The global dominance of overpowered, unaccountable, militaristic nation-states and the readiness of any information or experience imaginable online have all combined to rob the adventurous of real adventure. There are no legendary cities or kingdoms to venture toward with naught but an old map and word-of-mouth. There are no undiscovered lands to uncover on the open seas. There are no mythic beasts, no magic books, no sacred artifacts; nothing left for the natural-born wanderers and wonderers of the world to search for while the rest of us sit contented in the day-to-day.

In short, once upon a time, there was a world-ingrained release valve for the restless amongst us. But aren’t we all at least a little restless these days? Aren’t we all just searching, if not for epic quests, then at least for something other than the soul-sucking drudgery of modern life, crushed under the weight of surveillance states and corporatist dystopias?
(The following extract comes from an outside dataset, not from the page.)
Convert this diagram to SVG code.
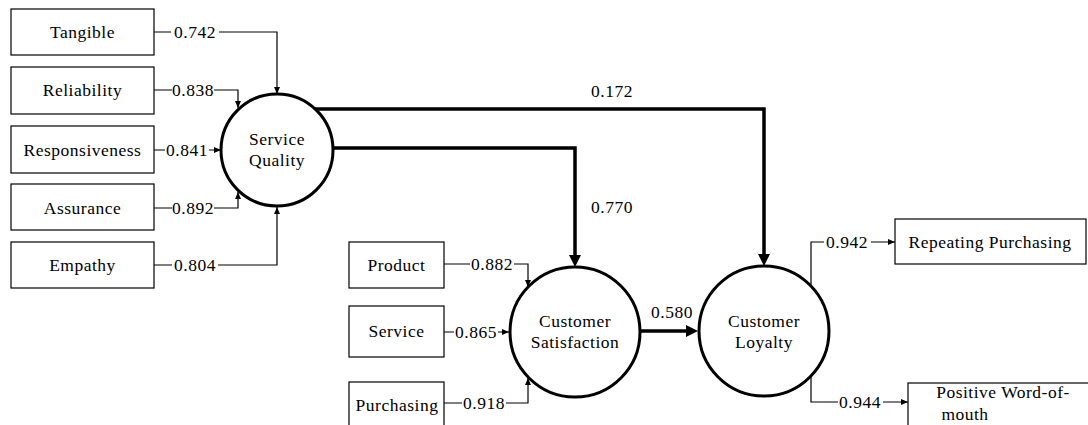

This is not the same phenomenon that drives our personal nostalgia. Historical nostalgia is a different beast entirely; one we all know can pose a danger, but one that can just as easily teach us a lesson. We, as a species, have decided that ease and creature comforts are worth the loss of freedom and adventure they entail. Technology has developed to the point where some of us now have the means to live in almost total isolation from danger. The challenges that defined and fell us for hundreds of thousands of years have been conquered. We’ve won the game of nature. But, as I think most people would agree, we won so thoroughly we broke the game, all while the poorest of us continue to fight their ancestors’ same battles, and with none of those ancestors’ starry-eyed wonder, to support the more fortunate.

The world we live in now is small. The magic is gone. The excitement is limited. The everyday isn’t as natural, beautiful, playful, or mysterious as it used to be. We don’t have to, nor even can we, return to the way things were. Nonetheless, we must recognize what we’ve lost, and from there, we must find new ways to keep alive the wonder of the world that once kept the fire of the human soul alight.